# Utah Outdoor Adventure Expo



## Finnegan (Sep 7, 2007)

Come on out for a great time with lots of great outdoor exhibits. Whatever your outdoor interests, there'll be something there for you. Hope to see you there!

Details at http://www.backcountry-magazine.com/Expo/Hours.htm


----------



## Finnegan (Sep 7, 2007)

Hope to see a lot of you good folks out there! If you swing by the Bowhunters of Utah archery exhibit, be sure to say hello.


----------



## stimmie78 (Dec 8, 2007)

I'd go, but since it's free fishing day, I have to take the wife and kid fishing.. poor choice of dates imo..


----------



## Finnegan (Sep 7, 2007)

stimmie78 said:


> I'd go, but since it's free fishing day, I have to take the wife and kid fishing.. poor choice of dates imo..
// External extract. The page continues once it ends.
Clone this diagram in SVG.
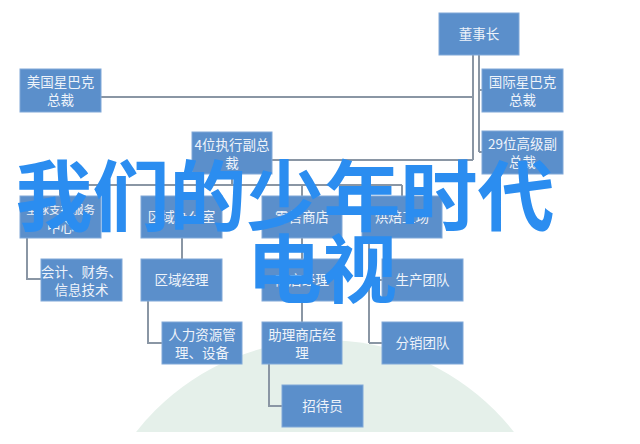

Free fishing? meh... the real conflict is the Ogden Bluegrass & Acoustic Music Festival. :lol: 
Or maybe the Wild Outdoors Festival?
Or maybe the Canyonlands PRCA Rodeo?
Hey, it's summer. There's always something else going on.


----------



## Utahgreenhead (Apr 28, 2009)

So what did everyone think of the expo? I wanted to go, but ended up at the airshow instead. Always too much going on in the summer. But it sure sounded like fun.


----------